At last, our long national nightmare is over. 2014's The Amazing Spider-Man 2 is coming to Disney+. In what Chuck Saftler, head of business operations for ABC, Freeform, FX Networks and Acquisitions for Disney’s Media and Entertainment Distribution calls a “landmark multi-year, platform-agnostic agreement,” Sony will license Spider-Man and “other Marvel properties” to Disney+ beginning in 2022.

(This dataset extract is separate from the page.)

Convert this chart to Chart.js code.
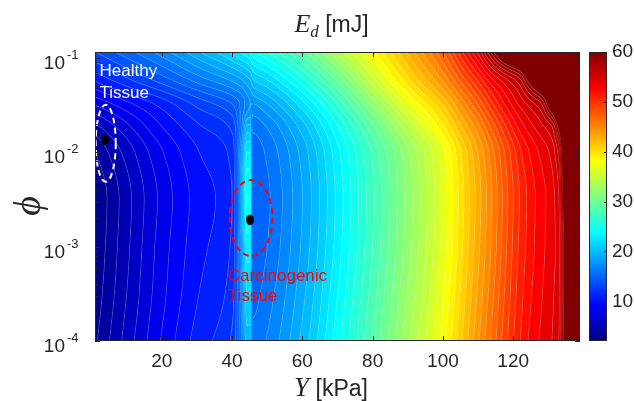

The deal will run through Sony’s 2026 theatrical slate and “calls for Sony titles to run across Disney’s array of streaming and linear platforms.” This presumably means that you can finally watch Tom Hardy jump into a lobster tank in Venom or Andrew Garfield search Bing for his dad (or whatever happened in that movie) on any of the Disney-owned networks or platforms, including Hulu, FX, ABC and Freeform. This will also give Disney access to the rest of Sony’s theatrical releases, though they’ll still be released on home video, VOD, and Netflix first.
The six-year deal—plus the similar licensing deal Sony recently made with Netflix—will net the Japanese home-stereo equipment company roughly $3 billion and allow viewers to watch several different versions of Uncle Ben getting iced by a wrestling burglar. But really, Sony and Disney are doing it for the fans, Saftler says in a statement released to The A.V. Club: “This is a win for fans, who will benefit from the ability to access the very best content from two of Hollywood’s most prolific studios across a multitude of viewing platforms and experiences.”
The licensing rights for Spider-man have been a tricky web to untangle over the last 20 years. Originally owned by Sony, who released the first five Spider-Man films across the 2000s and into the 2010s, Disney made a partnership deal with the company, allowing Spider-Man to enter the MCU in 2015. The character has since been the subject of some tricky public negotiations as Marvel and Sony wrestle for control of the character and the billions of dollars he nets. In 2019, when renegotiating the deal, Sony walked away with a mountain of cash brought in by Spider-Man: Far From Home after Disney attempted to make a 50/50 split for the profits. Seeing as Far From Home was the biggest Sony release ever, they were lured back several months later by Spider-Man himself, Tom Holland, who reportedly appealed to then-Disney CEO Bob Iger and Sony Pictures chairman Tom Rothman. But now, it looks like all that’s “water over the dam, or under the bridge, or wherever you like it,” to quote a Sony Pictures Spider-Man movie.
Phew. For a second there, it really looked as though 2021 was going to be a bust, but now there’s hope that one day viewers can watch Morbius on FX.